Studies have shown that (Gourdin, 2021) in esophageal cancer cells, downregulation of SLC2A1-AS1 upregulated miR-378a-3p, thereby inhibiting glycolysis-related proteins. In addition, miR-513a3p regulates hexokinase 2 (HK2) to inhibit gastric cancer cell proliferation and glycolysis (Crawford et al., 2020; Fisher et al., 2020). miR-30a-5p inhibits gastric cancer cell growth and glycolysis by targeting the URGCP gene. We detected high expression of DAP12 and SYK in PC-3 cells. However, under the intervention of polystyrene nanoparticles coated with astragalus polysaccharide nanoparticles (APS/PDA NPs), the expressions of DAP12 and SYK were significantly inhibited, which indicated that APS/PDA NPs may affect cells by regulating the expression of DAP12 and SYK, and further found that the impressions of metabolism-related genes, such as MCT1 and LDHA, were significantly decreased, which means that APS/PDA NPs may inhibit cellular glycolysis by regulating the expression of these metabolic genes (Mahon, 2022). Further results of apoptosis rate also verified the anticancer potential of APS/PDA NPs. Through further verification experiments of overexpressing or inhibiting DAP12 experiments, after transfection of pc-DAP12, the effects of APS/PDA NPs on inhibiting cellular glycolysis and inducing apoptosis were reversed, which strongly suggested that APS/PDA NPs inhibited DAP12/SYK axis to regulate cell metabolism and induce apoptosis.

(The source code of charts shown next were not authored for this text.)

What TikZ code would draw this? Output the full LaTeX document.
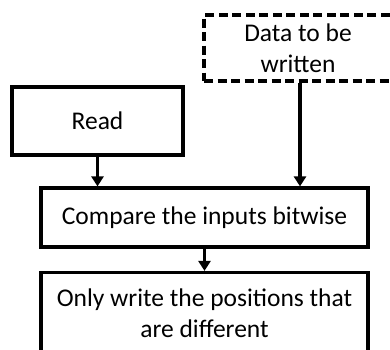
\documentclass[tikz,border=0pt]{standalone}
\usepackage{fontspec}
\setmainfont{Carlito}
\usetikzlibrary{arrows.meta}
\begin{document}
\begin{tikzpicture}[x=1pt,y=-1pt,
  box/.style={draw,line width=3.2pt,align=center,font=\fontsize{25.5}{31}\selectfont,inner sep=0pt},
  conn/.style={line width=3.2pt,-{Triangle[length=10pt,width=12pt]}}]
\useasboundingbox (0,0) rectangle (390,349);
\clip (0,0) rectangle (390,349);
\fill[white] (0,0) rectangle (390,349);
\node[box,dash pattern=on 9pt off 4.5pt,minimum width=188pt,minimum height=66pt] (data) at (298,48) {Data to be\\written};
\node[box,minimum width=171pt,minimum height=68pt] (read) at (97.5,121) {Read};
\node[box,minimum width=327pt,minimum height=59pt] (cmp) at (204.5,217.5) {Compare the inputs bitwise};
\node[box,minimum width=327pt,minimum height=82pt] (out) at (204.5,313.5) {Only write the positions that\\are different};
\draw[conn] (read.south) -- (read.south |- cmp.north);
\draw[conn] ([xshift=2pt]data.south) -- ([xshift=2pt]data.south |- cmp.north);
\draw[conn] (cmp.south) -- (out.north);
\end{tikzpicture}
\end{document}
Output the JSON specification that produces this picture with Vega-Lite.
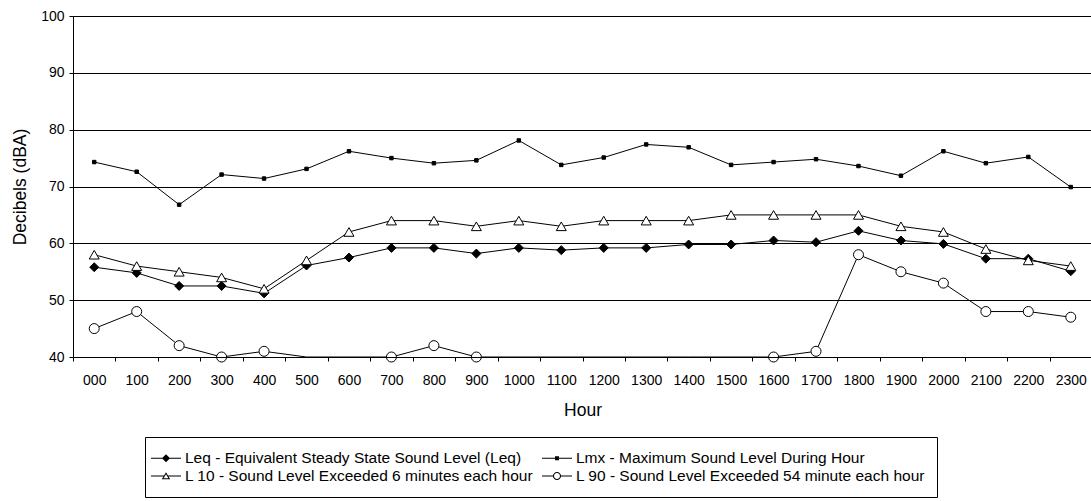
{
  "$schema": "https://vega.github.io/schema/vega-lite/v6.json",
  "width": 1019,
  "height": 341,
  "autosize": {"type": "none"},
  "padding": {"left": 73, "top": 16, "right": 0, "bottom": 144},
  "background": "white",
  "config": {
    "view": {"stroke": null},
    "font": "Liberation Sans",
    "axis": {
      "labelFont": "Liberation Sans",
      "titleFont": "Liberation Sans",
      "labelColor": "#000000",
      "titleColor": "#000000",
      "titleFontWeight": "normal",
      "domainColor": "#000000",
      "tickColor": "#000000",
      "gridColor": "#000000",
      "gridOpacity": 1,
      "labelFontSize": 14,
      "titleFontSize": 17.5
    }
  },
  "data": {
    "values": [
      {"hour": "000", "Leq": 55.8, "Lmx": 74.3, "L10": 58, "L90": 45},
      {"hour": "100", "Leq": 54.8, "Lmx": 72.6, "L10": 56, "L90": 48},
      {"hour": "200", "Leq": 52.5, "Lmx": 66.8, "L10": 55, "L90": 42},
      {"hour": "300", "Leq": 52.5, "Lmx": 72.1, "L10": 54, "L90": 40},
      {"hour": "400", "Leq": 51.2, "Lmx": 71.4, "L10": 52, "L90": 41},
      {"hour": "500", "Leq": 56.1, "Lmx": 73.1, "L10": 57, "L90": 38},
      {"hour": "600", "Leq": 57.5, "Lmx": 76.2, "L10": 62, "L90": 38},
      {"hour": "700", "Leq": 59.2, "Lmx": 75.0, "L10": 64, "L90": 40},
      {"hour": "800", "Leq": 59.2, "Lmx": 74.1, "L10": 64, "L90": 42},
      {"hour": "900", "Leq": 58.2, "Lmx": 74.6, "L10": 63, "L90": 40},
      {"hour": "1000", "Leq": 59.2, "Lmx": 78.1, "L10": 64, "L90": 38},
      {"hour": "1100", "Leq": 58.8, "Lmx": 73.8, "L10": 63, "L90": 38},
      {"hour": "1200", "Leq": 59.2, "Lmx": 75.1, "L10": 64, "L90": 38},
      {"hour": "1300", "Leq": 59.2, "Lmx": 77.4, "L10": 64, "L90": 38},
      {"hour": "1400", "Leq": 59.8, "Lmx": 76.9, "L10": 64, "L90": 38},
      {"hour": "1500", "Leq": 59.8, "Lmx": 73.8, "L10": 65, "L90": 38},
      {"hour": "1600", "Leq": 60.5, "Lmx": 74.3, "L10": 65, "L90": 40},
      {"hour": "1700", "Leq": 60.2, "Lmx": 74.8, "L10": 65, "L90": 41},
      {"hour": "1800", "Leq": 62.2, "Lmx": 73.6, "L10": 65, "L90": 58},
      {"hour": "1900", "Leq": 60.5, "Lmx": 71.9, "L10": 63, "L90": 55},
      {"hour": "2000", "Leq": 59.9, "Lmx": 76.2, "L10": 62, "L90": 53},
      {"hour": "2100", "Leq": 57.3, "Lmx": 74.1, "L10": 59, "L90": 48},
      {"hour": "2200", "Leq": 57.3, "Lmx": 75.2, "L10": 57, "L90": 48},
      {"hour": "2300", "Leq": 55.1, "Lmx": 69.9, "L10": 56, "L90": 47}
    ]
  },
  "transform": [
    {"fold": ["Leq", "Lmx", "L10", "L90"], "as": ["series", "dB"]}
  ],
  "encoding": {
    "x": {
      "field": "hour",
      "type": "ordinal",
      "sort": null,
      "scale": {"type": "band", "paddingInner": 0, "paddingOuter": 0},
      "axis": {
        "title": "Hour",
        "labelAngle": 0,
        "tickBand": "extent",
        "tickSize": 4,
        "labelPadding": 12,
        "titlePadding": 14,
        "grid": false,
        "zindex": 1
      }
    },
    "y": {
      "field": "dB",
      "type": "quantitative",
      "scale": {"domain": [40, 100], "clamp": true, "nice": false, "zero": false},
      "axis": {
        "title": "Decibels (dBA)",
        "values": [40, 50, 60, 70, 80, 90, 100],
        "tickSize": 4,
        "labelPadding": 5,
        "titlePadding": 11,
        "grid": true,
        "zindex": 1
      }
    }
  },
  "layer": [
    {
      "mark": {"type": "line", "color": "#000000", "strokeWidth": 1},
      "encoding": {"detail": {"field": "series"}}
    },
    {
      "transform": [{"filter": "datum.dB >= 40"}],
      "mark": {"type": "point", "filled": true, "stroke": "#000000", "strokeWidth": 1, "opacity": 1},
      "encoding": {
        "shape": {
          "field": "series",
          "scale": {"domain": ["Leq", "Lmx", "L10", "L90"], "range": ["diamond", "square", "triangle-up", "circle"]},
          "legend": null
        },
        "fill": {
          "field": "series",
          "scale": {"domain": ["Leq", "Lmx", "L10", "L90"], "range": ["#000000", "#000000", "#ffffff", "#ffffff"]},
          "legend": null
        },
        "size": {
          "field": "series",
          "type": "nominal",
          "scale": {"type": "ordinal", "domain": ["Leq", "Lmx", "L10", "L90"], "range": [81, 12, 100, 100]},
          "legend": null
        }
      }
    },
    {
      "mark": {"type": "point", "filled": true, "color": "#000000", "opacity": 0, "strokeWidth": 0},
      "encoding": {
        "shape": {
          "field": "series",
          "scale": {
            "domain": ["Leq", "Lmx", "L10", "L90"],
            "range": [
              "M-1.667,-0.058H1.667V0.058H-1.667Z M-0.45,0L0,-0.45L0.45,0L0,0.45Z",
              "M-1.667,-0.058H1.667V0.058H-1.667Z M-0.22,-0.22H0.22V0.22H-0.22Z",
              "M-1.667,-0.058H-0.23V0.058H-1.667Z M0.23,-0.058H1.667V0.058H0.23Z M0,-0.42L0.47,0.37L-0.47,0.37Z M0,-0.2L-0.27,0.255L0.27,0.255Z",
              "M-1.667,-0.058H-0.43V0.058H-1.667Z M0.43,-0.058H1.667V0.058H0.43Z M-0.45,0A0.45,0.45 0 1,1 0.45,0A0.45,0.45 0 1,1 -0.45,0Z M-0.33,0A0.33,0.33 0 1,0 0.33,0A0.33,0.33 0 1,0 -0.33,0Z"
            ]
          },
          "legend": {
            "title": null,
            "orient": "none",
            "legendX": 72,
            "legendY": 421,
            "columns": 2,
            "direction": "horizontal",
            "symbolSize": 324,
            "symbolStrokeWidth": 0,
            "symbolFillColor": "#000000",
            "symbolOpacity": 1,
            "labelFont": "Liberation Sans",
            "labelFontSize": 15.5,
            "labelColor": "#000000",
            "labelOffset": 10,
            "labelLimit": 500,
            "strokeColor": "#000000",
            "padding": 12,
            "rowPadding": 0,
            "columnPadding": 7,
            "labelExpr": "datum.value == 'Leq' ? 'Leq - Equivalent Steady State Sound Level (Leq)' : datum.value == 'Lmx' ? 'Lmx - Maximum Sound Level During Hour' : datum.value == 'L10' ? 'L 10 - Sound Level Exceeded 6 minutes each hour' : 'L 90 - Sound Level Exceeded 54 minute each hour'"
          }
        }
      }
    }
  ],
  "resolve": {"scale": {"shape": "independent"}}
}
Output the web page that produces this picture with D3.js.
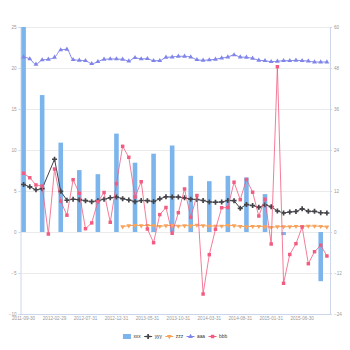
<!DOCTYPE html>
<html>
<head>
<meta charset="utf-8">
<script src="https://cdn.jsdelivr.net/npm/d3@7"></script>
<style>
  html, body { margin: 0; padding: 0; background: #fff; }
  svg { display: block; font-family: "Liberation Sans", Arial, sans-serif; }
</style>
</head>
<body>
<svg id="chart" width="350" height="350"></svg>
<script>
// Monthly categories (month-end dates)
const categories = [
  "2011-09-30","2011-10-31","2011-11-30","2011-12-31","2012-01-31","2012-02-29",
  "2012-03-31","2012-04-30","2012-05-31","2012-06-30","2012-07-31","2012-08-31",
  "2012-09-30","2012-10-31","2012-11-30","2012-12-31","2013-01-31","2013-02-28",
  "2013-03-31","2013-04-30","2013-05-31","2013-06-30","2013-07-31","2013-08-31",
  "2013-09-30","2013-10-31","2013-11-30","2013-12-31","2014-01-31","2014-02-28",
  "2014-03-31","2014-04-30","2014-05-31","2014-06-30","2014-07-31","2014-08-31",
  "2014-09-30","2014-10-31","2014-11-30","2014-12-31","2015-01-31","2015-02-28",
  "2015-03-31","2015-04-30","2015-05-31","2015-06-30","2015-07-31","2015-08-31",
  "2015-09-30","2015-10-31"
];

// Labels shown on the category axis
const xTickLabels = [
  "2011-09-30","2012-02-29","2012-07-31","2012-12-31","2013-05-31",
  "2013-10-31","2014-03-31","2014-08-31","2015-01-31","2015-06-30"
];

// Quarterly bars (left axis)
const xxx = [
  25, null, null, 16.7, null, null, 10.9, null, null, 7.55,
  null, null, 7.05, null, null, 12.0, null, null, 8.45, null,
  null, 9.55, null, null, 10.55, null, null, 6.85, null, null,
  6.2, null, null, 6.85, null, null, 6.65, null, null, 4.62,
  null, null, -0.38, null, null, null, null, null, -6.0, null
];

// Left axis line series
const yyy = [
  5.79, 5.51, 5.15, 5.28, null, 8.87, 4.96, 3.87, 3.99, 3.94,
  3.82, 3.70, 3.82, 3.99, 4.18, 4.27, 4.06, 3.90, 3.70, 3.84,
  3.82, 3.72, 4.05, 4.30, 4.27, 4.27, 4.17, 4.00, 3.96, 3.84,
  3.66, 3.63, 3.66, 3.84, 3.82, 2.89, 3.35, 3.23, 3.01, 3.32,
  3.09, 2.56, 2.32, 2.44, 2.50, 2.83, 2.52, 2.52, 2.35, 2.32
];

const zzz = [
  null, null, null, null, null, null, null, null, null, null,
  null, null, null, null, null, null, 0.65, 0.77, 0.81, 0.77,
  0.81, 0.77, 0.69, 0.77, 0.81, 0.73, 0.77, 0.77, 0.85, 0.77,
  0.73, 0.73, 0.73, 0.81, 0.77, 0.69, 0.65, 0.69, 0.69, 0.65,
  0.57, 0.65, 0.65, 0.65, 0.69, 0.69, 0.73, 0.73, 0.69, 0.61
];

const aaa = [
  21.34, 21.10, 20.45, 20.98, 21.06, 21.30, 22.20, 22.28, 21.01, 20.94,
  20.89, 20.52, 20.77, 21.06, 21.10, 21.10, 21.06, 20.85, 21.26, 21.10,
  21.13, 20.89, 20.89, 21.30, 21.34, 21.43, 21.43, 21.34, 21.01, 20.94,
  20.98, 21.06, 21.22, 21.34, 21.59, 21.34, 21.30, 21.18, 20.94, 20.89,
  20.77, 20.82, 20.89, 20.89, 20.94, 20.89, 20.85, 20.73, 20.73, 20.73
];

// Right axis series
const bbb = [
  17.18, 15.89, 13.76, 13.46, -0.59, 18.44, 8.99, 4.92, 15.31, 11.33,
  0.97, 2.66, 8.87, 11.56, 2.84, 14.14, 25.08, 21.86, 10.24, 14.72,
  0.88, -3.13, 5.09, 7.17, -0.38, 5.65, 12.59, 4.30, 10.68, -18.15,
  -6.64, 0.79, 7.11, 7.17, 14.58, 9.45, 15.37, 11.65, 4.68, 9.60,
  -3.51, 48.38, -15.01, -6.59, -3.42, 1.46, -9.28, -5.77, -3.86, -7.02
];

const leftTicks = [-10, -5, 0, 5, 10, 15, 20, 25];
const rightTicks = [-24, -12, 0, 12, 24, 36, 48, 60];

const colors = {
  xxx: "#7cb5ec",
  yyy: "#434348",
  zzz: "#f7a35c",
  aaa: "#8085e9",
  bbb: "#f15c80"
};

const svg = d3.select("#chart");
const plot = { left: 20.5, right: 330, top: 27, bottom: 314 };

const x = d3.scaleBand().domain(categories).range([plot.left, plot.right]);
const yL = d3.scaleLinear().domain([-10, 25]).range([plot.bottom, plot.top]);
const yR = d3.scaleLinear().domain([-24, 60]).range([plot.bottom, plot.top]);
const cx = d => x(d) + x.bandwidth() / 2;

// Horizontal grid lines
svg.append("g")
  .selectAll("line")
  .data(leftTicks)
  .join("line")
  .attr("x1", plot.left).attr("x2", plot.right)
  .attr("y1", d => Math.round(yL(d)) + 0.5)
  .attr("y2", d => Math.round(yL(d)) + 0.5)
  .attr("stroke", "#ebebeb")
  .attr("stroke-width", 1);

// Axes
const tickFont = 4.6;
const axisColor = "#ccd6eb";

const leftAxis = svg.append("g")
  .attr("transform", `translate(${plot.left},0)`)
  .call(d3.axisLeft(yL).tickValues(leftTicks).tickSize(2).tickPadding(2));
const rightAxis = svg.append("g")
  .attr("transform", `translate(${plot.right},0)`)
  .call(d3.axisRight(yR).tickValues(rightTicks).tickSize(2).tickPadding(2));
const bottomAxis = svg.append("g")
  .attr("transform", `translate(0,${plot.bottom})`)
  .call(d3.axisBottom(x).tickValues(xTickLabels).tickSize(0).tickPadding(3));

[leftAxis, rightAxis, bottomAxis].forEach(g => {
  g.select(".domain").attr("stroke", axisColor);
  g.selectAll(".tick line").attr("stroke", axisColor);
  g.selectAll(".tick text")
    .attr("fill", "#999")
    .attr("font-size", tickFont)
    .attr("font-family", "Liberation Sans, Arial, sans-serif");
});

// Bars
const barW = x.bandwidth() * 0.74;
svg.append("g")
  .selectAll("rect")
  .data(categories.map((c, i) => ({ c, v: xxx[i] })).filter(d => d.v != null))
  .join("rect")
  .attr("x", d => cx(d.c) - barW / 2)
  .attr("width", barW)
  .attr("y", d => Math.min(yL(d.v), yL(0)))
  .attr("height", d => Math.abs(yL(d.v) - yL(0)))
  .attr("fill", colors.xxx);

// Line series with markers; missing values are skipped and the line joins across them
function drawSeries(values, scale, color, symbol, size, rot, curve, lineOpacity) {
  const pts = categories.map((c, i) => ({ c, v: values[i] })).filter(d => d.v != null);
  const line = d3.line()
    .x(d => cx(d.c))
    .y(d => scale(d.v))
    .curve(curve);
  const g = svg.append("g");
  g.append("path")
    .attr("d", line(pts))
    .attr("fill", "none")
    .attr("stroke", color)
    .attr("stroke-opacity", lineOpacity)
    .attr("stroke-width", 1);
  g.selectAll("path.pt")
    .data(pts)
    .join("path")
    .attr("class", "pt")
    .attr("transform", d => `translate(${cx(d.c)},${scale(d.v)}) rotate(${rot})`)
    .attr("d", d3.symbol().type(symbol).size(size))
    .attr("fill", color);
}

drawSeries(zzz, yL, colors.zzz, d3.symbolTriangle, 10, 180, d3.curveLinear, 1);
drawSeries(aaa, yL, colors.aaa, d3.symbolTriangle, 10, 0, d3.curveMonotoneX, 1);
drawSeries(yyy, yL, colors.yyy, d3.symbolCross, 14, 0, d3.curveLinear, 1);
drawSeries(bbb, yR, colors.bbb, d3.symbolSquare, 12, 0, d3.curveLinear, 0.8);

// Legend
const legendItems = [
  { name: "xxx", type: "bar", color: colors.xxx },
  { name: "yyy", type: "line", color: colors.yyy, symbol: d3.symbolCross, size: 14, rot: 0 },
  { name: "zzz", type: "line", color: colors.zzz, symbol: d3.symbolTriangle, size: 10, rot: 180 },
  { name: "aaa", type: "line", color: colors.aaa, symbol: d3.symbolTriangle, size: 10, rot: 0 },
  { name: "bbb", type: "line", color: colors.bbb, symbol: d3.symbolSquare, size: 12, rot: 0 }
];
const legend = svg.append("g");
let lx = 0;
const ly = 336.5;
legendItems.forEach(it => {
  const g = legend.append("g").attr("transform", `translate(${lx},0)`);
  if (it.type === "bar") {
    g.append("rect").attr("x", 0).attr("y", ly - 2.5).attr("width", 8).attr("height", 5)
      .attr("fill", it.color);
  } else {
    g.append("line").attr("x1", 0).attr("x2", 8).attr("y1", ly).attr("y2", ly)
      .attr("stroke", it.color).attr("stroke-width", 1);
    g.append("path")
      .attr("transform", `translate(4,${ly}) rotate(${it.rot})`)
      .attr("d", d3.symbol().type(it.symbol).size(it.size))
      .attr("fill", it.color);
  }
  const t = g.append("text")
    .attr("x", 10.5).attr("y", ly)
    .attr("dy", "0.35em")
    .attr("font-size", 4.8)
    .attr("fill", "#333")
    .text(it.name);
  lx += 10.5 + t.node().getComputedTextLength() + 3.5;
});
const lw = lx - 3.5;
legend.attr("transform", `translate(${175 - lw / 2},0)`);
</script>
</body>
</html>
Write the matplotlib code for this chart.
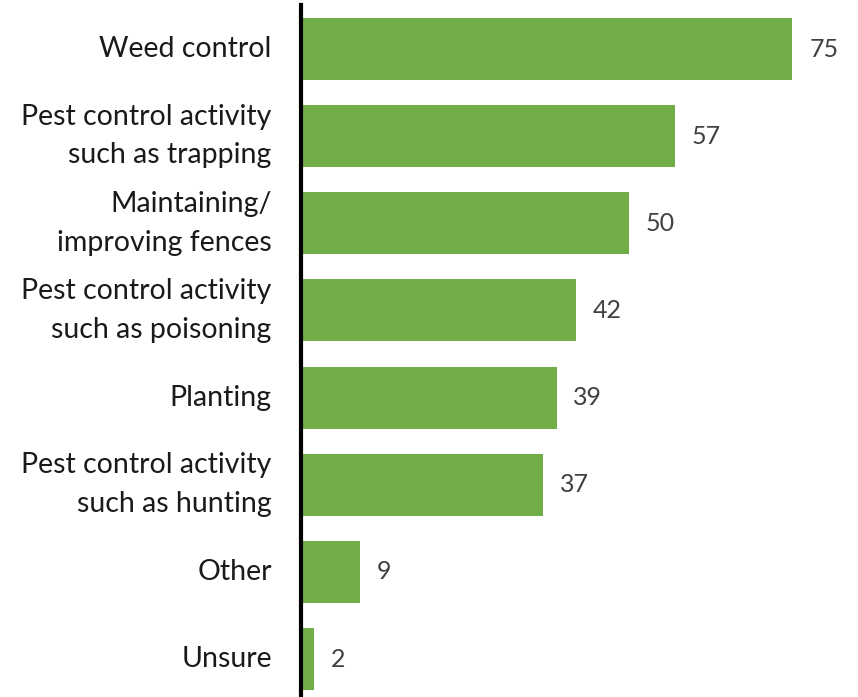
import matplotlib.pyplot as plt

# Activities and counts, top to bottom
activities = [
    "Weed control",
    "Pest control activity\nsuch as trapping",
    "Maintaining/\nimproving fences",
    "Pest control activity\nsuch as poisoning",
    "Planting",
    "Pest control activity\nsuch as hunting",
    "Other",
    "Unsure",
]
counts = [75, 57, 50, 42, 39, 37, 9, 2]

plt.rcParams["font.family"] = ["Lato", "DejaVu Sans"]

fig = plt.figure(figsize=(8.58, 6.97), dpi=100)
ax = fig.add_axes([301 / 858, 0.0, 557 / 858, 692 / 697])

positions = list(range(len(counts)))
bars = ax.barh(positions, counts, height=0.71, color="#70AD47")

ax.set_xlim(0, 85)
ax.set_ylim(7.436, -0.505)

ax.set_yticks(positions)
ax.set_yticklabels(activities, fontsize=20.5, color="#1a1a1a",
                   linespacing=1.6, ha="right", va="center")
ax.tick_params(axis="y", length=0, pad=21)
ax.set_xticks([])

for side in ["top", "right", "bottom"]:
    ax.spines[side].set_visible(False)
ax.spines["left"].set_linewidth(3)
ax.spines["left"].set_color("black")

for bar, val in zip(bars, counts):
    ax.annotate(str(val), (bar.get_width(), bar.get_y() + bar.get_height() / 2),
                xytext=(12, 0), textcoords="offset points",
                va="center", ha="left", fontsize=18, color="#404040")

fig.savefig("out.png", dpi=100)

The importance of DAP12 in regulating glycolysis and apoptosis: It was observed experimentally that the upregulation of DAP12 was accompanied by the acceleration of glycolysis and the inhibition of apoptosis (Fontana et al., 2022). This suggests that DAP12 may have multiple functions in prostate cancer cells, and may not only participate in the immune response of cells but may also play a key role in metabolic regulation and cell survival. Through multiple experiments and bioinformatics predictions, the study proposed that miR-370 might be a target gene of DAP12 and negatively regulate the expression of DAP12 through miR-370. When miR-370 was inhibited, this effect was reversed. Further experimental verification showed that (Dong et al., 2020; Li et al., 2020) the inhibitory effect of APS/PDA NPs may be through increasing miR-370 expression, thereby inhibiting DAP12 and SYK, finally affecting the signal transmission of the DAP12/SYK axis, and inhibiting prostate cancer cell progression. These results strongly imply the key role of miR-370 in the inhibition of PCa progression by APS/PDA NPs, which provides important clues for an in-depth understanding of the therapeutic mechanism. It also reminds us that we should not only focus on single drugs or mediators when designing comprehensive therapeutic strategies, it is also necessary to consider their possible interactions with multiple molecules and signaling pathways in the cell to better achieve therapeutic goals (Tang et al., 2021; Zhang et al., 2022). However, the study has limitations. The PC-3 cell line used in the study represents only a small number of types of prostate cancer, so the results may not apply to other types of prostate cancer. Multiple prostate cancer cell lines could be considered to validate the broad applicability of the findings.

Conclusion

In summary, as a drug carrier, polystyrene nanoparticles can effectively deliver APSs to prostate cancer cells, thereby increasing the local concentration of the drug and enhancing the therapeutic effect. More encouragingly, this drug carrier not only performed well in inhibiting glycolysis but also significantly upregulated miR-370. The upregulation of miR-370 further inhibits the expression of DAP12, indicating that they might be a novel therapeutic target for the treatment of prostate cancer.